• _Your task_: Identify the lines in the data below that contain "React" and give only how many there are.
** start Source excerpt **
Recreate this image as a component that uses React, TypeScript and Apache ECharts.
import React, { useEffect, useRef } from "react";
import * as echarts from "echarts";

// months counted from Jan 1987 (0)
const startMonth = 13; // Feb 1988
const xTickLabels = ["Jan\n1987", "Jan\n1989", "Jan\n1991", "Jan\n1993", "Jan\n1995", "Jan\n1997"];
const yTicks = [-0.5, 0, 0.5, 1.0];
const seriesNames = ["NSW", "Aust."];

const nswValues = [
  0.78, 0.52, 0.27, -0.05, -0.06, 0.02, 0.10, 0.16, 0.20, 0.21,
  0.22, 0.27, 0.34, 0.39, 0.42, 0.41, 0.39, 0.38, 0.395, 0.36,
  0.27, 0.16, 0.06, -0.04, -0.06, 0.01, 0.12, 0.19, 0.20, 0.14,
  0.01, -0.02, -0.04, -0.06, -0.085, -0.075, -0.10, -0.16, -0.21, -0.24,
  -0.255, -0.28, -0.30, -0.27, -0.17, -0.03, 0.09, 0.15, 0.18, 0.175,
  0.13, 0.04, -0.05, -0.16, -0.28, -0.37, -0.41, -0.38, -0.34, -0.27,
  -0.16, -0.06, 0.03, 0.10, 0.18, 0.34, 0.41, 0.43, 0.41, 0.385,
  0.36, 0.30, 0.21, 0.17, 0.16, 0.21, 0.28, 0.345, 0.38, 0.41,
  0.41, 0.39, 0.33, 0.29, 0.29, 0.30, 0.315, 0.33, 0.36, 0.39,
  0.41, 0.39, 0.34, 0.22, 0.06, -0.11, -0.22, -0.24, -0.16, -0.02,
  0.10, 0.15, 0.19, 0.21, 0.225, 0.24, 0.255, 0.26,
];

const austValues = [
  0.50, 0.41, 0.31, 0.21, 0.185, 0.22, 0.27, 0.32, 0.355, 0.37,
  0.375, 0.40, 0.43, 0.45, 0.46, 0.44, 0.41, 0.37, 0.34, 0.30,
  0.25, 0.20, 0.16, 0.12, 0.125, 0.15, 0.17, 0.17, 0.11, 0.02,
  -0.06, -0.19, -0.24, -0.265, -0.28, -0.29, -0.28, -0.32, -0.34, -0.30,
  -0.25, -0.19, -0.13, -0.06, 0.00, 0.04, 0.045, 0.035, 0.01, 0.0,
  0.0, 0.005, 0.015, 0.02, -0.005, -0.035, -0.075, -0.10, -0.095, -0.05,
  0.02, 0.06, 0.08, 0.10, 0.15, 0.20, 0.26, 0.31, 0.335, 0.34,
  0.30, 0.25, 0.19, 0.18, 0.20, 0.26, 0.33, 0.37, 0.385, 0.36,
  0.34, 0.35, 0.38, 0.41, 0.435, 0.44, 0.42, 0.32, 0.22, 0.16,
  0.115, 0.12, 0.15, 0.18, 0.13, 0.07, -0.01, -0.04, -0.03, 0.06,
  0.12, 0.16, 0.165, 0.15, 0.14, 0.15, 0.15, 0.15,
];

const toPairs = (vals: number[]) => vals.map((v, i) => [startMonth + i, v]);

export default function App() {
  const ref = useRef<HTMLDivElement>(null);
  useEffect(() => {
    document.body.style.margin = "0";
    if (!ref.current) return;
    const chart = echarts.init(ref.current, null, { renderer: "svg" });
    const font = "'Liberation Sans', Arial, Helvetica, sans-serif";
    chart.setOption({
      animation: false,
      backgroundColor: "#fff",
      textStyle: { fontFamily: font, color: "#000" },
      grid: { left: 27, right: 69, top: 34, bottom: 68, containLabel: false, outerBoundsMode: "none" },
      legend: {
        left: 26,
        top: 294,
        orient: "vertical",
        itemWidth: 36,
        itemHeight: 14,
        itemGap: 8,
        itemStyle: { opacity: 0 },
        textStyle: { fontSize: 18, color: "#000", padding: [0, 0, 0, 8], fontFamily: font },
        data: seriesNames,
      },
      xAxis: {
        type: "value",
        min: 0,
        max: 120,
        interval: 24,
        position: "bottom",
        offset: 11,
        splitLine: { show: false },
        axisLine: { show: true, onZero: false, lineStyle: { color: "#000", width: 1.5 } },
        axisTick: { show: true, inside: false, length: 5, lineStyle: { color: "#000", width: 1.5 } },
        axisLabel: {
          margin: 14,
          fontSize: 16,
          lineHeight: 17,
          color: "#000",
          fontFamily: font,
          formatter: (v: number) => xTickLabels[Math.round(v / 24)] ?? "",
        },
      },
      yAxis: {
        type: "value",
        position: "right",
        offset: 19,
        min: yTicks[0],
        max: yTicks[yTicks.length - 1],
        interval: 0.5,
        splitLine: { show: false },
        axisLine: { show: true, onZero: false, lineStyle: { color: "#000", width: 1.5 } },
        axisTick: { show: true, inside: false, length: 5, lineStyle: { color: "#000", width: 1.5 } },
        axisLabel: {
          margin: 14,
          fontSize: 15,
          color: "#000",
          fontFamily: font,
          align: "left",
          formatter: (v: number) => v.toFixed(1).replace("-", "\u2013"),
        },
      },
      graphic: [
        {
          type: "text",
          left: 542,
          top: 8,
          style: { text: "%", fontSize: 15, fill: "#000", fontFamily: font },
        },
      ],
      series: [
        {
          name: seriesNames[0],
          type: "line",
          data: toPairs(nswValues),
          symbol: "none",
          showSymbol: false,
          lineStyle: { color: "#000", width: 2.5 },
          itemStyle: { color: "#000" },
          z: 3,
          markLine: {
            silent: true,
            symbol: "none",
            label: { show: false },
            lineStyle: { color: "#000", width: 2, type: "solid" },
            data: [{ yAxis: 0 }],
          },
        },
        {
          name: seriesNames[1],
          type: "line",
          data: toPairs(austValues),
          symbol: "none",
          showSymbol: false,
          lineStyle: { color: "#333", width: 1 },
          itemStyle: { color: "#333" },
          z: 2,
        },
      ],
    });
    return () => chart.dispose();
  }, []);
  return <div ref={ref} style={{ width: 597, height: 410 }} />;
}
** end Source excerpt **
• _Answer for the task_: 2